My Journey Through French Cinema, BAMPFA (formerly Pacific Film Archive), Thursday, 7:00
Respected filmmaker Bertrand Tavernier covers the history of French cinema in a documentary running more than three hours. According to the BAMPFA’s website, it “offers an entire lifetime of cinema knowledge and passion within its running time.”
Great double bills
A+ The Godfather & A+ The Godfather Part II (also The Godfather Part III, but who cares), Castro, Sunday, 1:00
The Godfather: Francis Coppola turned Mario Puzo’s potboiler into the Great American Crime Epic. Marlon Brando may have top billing, but Al Pacino owns the film as the son reluctantly and inevitably pulled into a life of crime. A masterpiece of character, atmosphere, and heart-stopping violence. Read my A+ appreciation.
The Godfather Part II: By juxtaposing the rise of the young Vito Corleone (Robert De Niro) with the moral fall of his son Michael (still Al Pacino), Mario Puzo and Francis Coppola show us the long-term effects of what seemed like a good idea at the time. Even better than the original, and that’s saying something. Read my other A+ appreciation.
Recommended revivals
A A Hard Day’s Night, Castro, Thursday, 7:00
4K restoration! When United Artists agreed to finance a movie around a suddenly popular British rock group, they wanted something fast and cheap. After all, the band’s popularity was limited to England and Germany, and could likely die before the film reached theaters. We all know now that UA had nothing to worry about. Richard Lester’s A Hard Day’s Night still burns with outrageous camerawork and editing, subversive humor, and a sense of joy in life and especially in rock and roll. On a double bill with 1978’s Sgt. Pepper’s Lonely Hearts Club Band, which I recall being almost impossibly bad.

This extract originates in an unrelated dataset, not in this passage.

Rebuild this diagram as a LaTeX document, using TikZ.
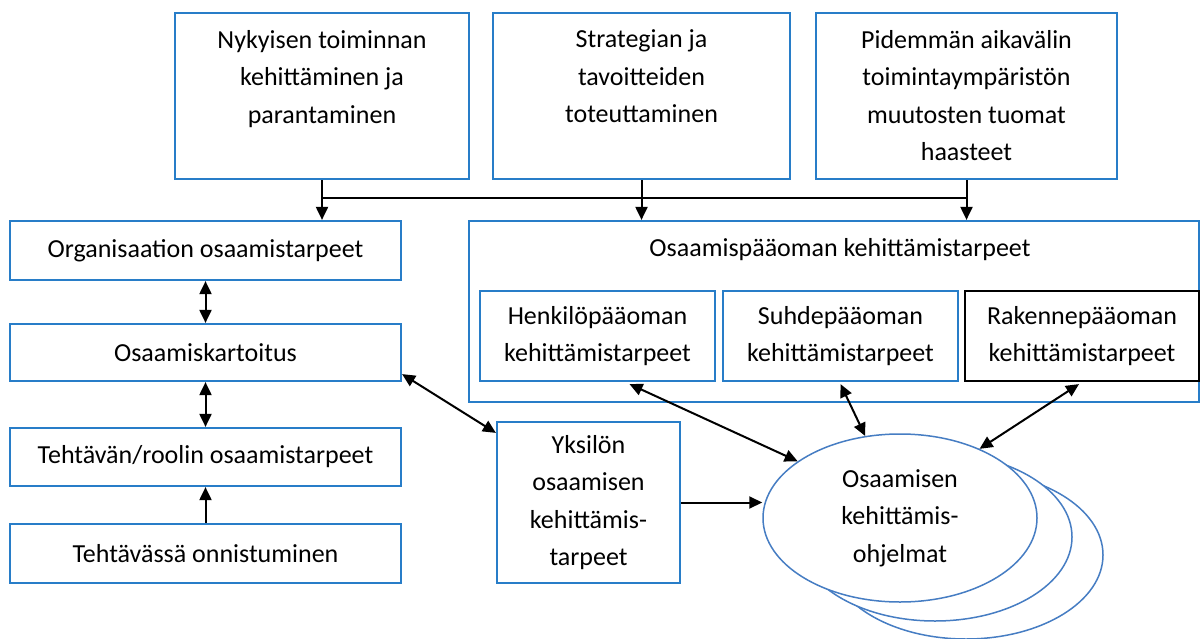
\documentclass[tikz,border=0pt]{standalone}
\usepackage{fontspec}
\setmainfont{Carlito}
\usetikzlibrary{arrows.meta,calc,shapes.geometric}
\definecolor{boxblue}{RGB}{40,125,200}
\definecolor{ellblue}{RGB}{70,125,195}
\begin{document}
\begin{tikzpicture}[x=1pt,y=-1pt,
  every node/.style={font=\fontsize{26}{37.5}\selectfont},
  bx/.style={draw=boxblue,line width=2.2pt,rectangle,inner sep=0pt,align=center},
  txt/.style={inner sep=0pt,align=center},
  link/.style={line width=2pt},
  tip/.style={link,-{Triangle[length=13pt,width=12pt]}},
  tips/.style={link,{Triangle[length=13pt,width=12pt]}-{Triangle[length=13pt,width=12pt]}},
  oval/.style={ellipse,draw=ellblue,line width=1.5pt,fill=white,inner sep=0pt,
    minimum width=274pt,minimum height=168pt,align=center},
]
\useasboundingbox[fill=white] (0,0) rectangle (1201,639);

% top row: sources of the development needs
\node[bx,minimum width=294pt,minimum height=166pt] (nyk) at (322,96) {};
\node[txt,anchor=north] (nyk-t) at ($(nyk.north)+(0,18)$)
  {Nykyisen toiminnan\\kehittäminen ja\\parantaminen};
\node[bx,minimum width=297pt,minimum height=166pt] (strat) at (641.5,96) {};
\node[txt,anchor=north] (strat-t) at ($(strat.north)+(0,18)$)
  {Strategian ja\\tavoitteiden\\toteuttaminen};
\node[bx,minimum width=301pt,minimum height=166pt] (pid) at (966.5,96) {};
\node[txt,anchor=north] (pid-t) at ($(pid.north)+(0,18)$)
  {Pidemmän aikavälin\\toimintaympäristön\\muutosten tuomat\\haasteet};

% left column
\node[bx,minimum width=391pt,minimum height=59pt] (org) at (205.5,250.5) {Organisaation osaamistarpeet};
\node[bx,minimum width=391pt,minimum height=57pt] (kart) at (205.5,352.5) {Osaamiskartoitus};
\node[bx,minimum width=391pt,minimum height=58pt] (teht) at (205.5,457) {Tehtävän/roolin osaamistarpeet};
\node[bx,minimum width=391pt,minimum height=59pt] (onn) at (205.5,553.5) {Tehtävässä onnistuminen};

% intellectual capital block
\node[bx,minimum width=730pt,minimum height=181pt] (opo) at (834,311.5) {};
\node[txt,anchor=base] (opo-t) at (840,256) {Osaamispääoman kehittämistarpeet};
\node[bx,minimum width=235pt,minimum height=90pt] (henk) at (597.5,336) {Henkilöpääoman\\kehittämistarpeet};
\node[bx,minimum width=235pt,minimum height=90pt] (suhde) at (840.5,336) {Suhdepääoman\\kehittämistarpeet};
\node[bx,draw=black,minimum width=234pt,minimum height=90pt] (rak) at (1082,336) {Rakennepääoman\\kehittämistarpeet};

% individual needs and programmes
\node[bx,minimum width=183pt,minimum height=161pt] (yks) at (588.5,502.5) {Yksilön\\osaamisen\\kehittämis-\\tarpeet};
\node[oval] (ell3) at (966,555) {};
\node[oval] (ell2) at (935,537) {};
\node[oval] (ell) at (900,518) {Osaamisen\\kehittämis-\\ohjelmat};

% connectors from the top row
\coordinate (bus) at (0,198);
\draw[link] (nyk.south |- bus) -- (pid.south |- bus);
\draw[tip] (nyk.south) -- (nyk.south |- org.north);
\draw[tip] (strat.south) -- (strat.south |- opo.north);
\draw[tip] (pid.south) -- (pid.south |- opo.north);

% left column connectors
\draw[tips] (org.south) -- (kart.north);
\draw[tips] (kart.south) -- (teht.north);
\draw[tip] (onn.north) -- (teht.south);
\draw[tips] ($(kart.south east)+(0,-8)$) -- ($(yks.north west)+(0,12)$);

% connectors into the programmes
\draw[tip] (yks.east) -- (yks.east -| ell.west);
\draw[tips] ($(henk.south)+(32,2)$) -- (ell.151);
\draw[tips] ($(suhde.south)+(0,2)$) -- (ell.113);
\draw[tips] ($(rak.south)+(-3,2)$) -- (ell.41);
\end{tikzpicture}
\end{document}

A- The Palm Beach Story, Stanford, Friday through Sunday
No one else wrote and directed screwball comedies like Preston Sturges, and if this one doesn’t quite come up to the brilliant level of The Lady Eve, it’s still a great time at the movies. It’s not just the absurdity of casting singer Rudy Vallee as the millionaire rival ready to win Claudette Colbert from husband Joel McCrea. It’s also the Weenie King, the Ale and Quail Club, Toto, and the most ridiculous happy ending ever filmed. On a double bill with It Happened One Night, a historically-important screwball that I haven’t seen in years.
B+ Ninotchka, BAMPFA (formerly Pacific Film Archive), Saturday, 8:15
Thanks to the great Ernst Lubitsch, Greta Garbo’s first comedy and penultimate film is sweet, charming, romantic, and quite funny. She plays a loyal Russian Communist who comes to Paris to supervise three bumbling comrades messing up government business. But she’s soon charmed by both capitalism and Melvyn Douglas. The Billy Wilder script nails the absurdities of Communism: “The last mass trials were a great success. There are going to be fewer but better Russians.” Part of the series The Luminous Legacy of Greta Garbo.
Continuing Engagements
- Sing-Along Sound of Music, Castro, Friday
- Mckellen: Playing the Part, Rafael, Thursday, 7:15
Lebowskies (frequently-revived classics)
- Rocky Horror Picture Show, Guild, Saturday, 11:55pm (just before midnight). MY REPORT.
- The Red Shoes, BAMPFA (formerly Pacific Film Archive), Sunday, 4:00. Free on the outdoor screen!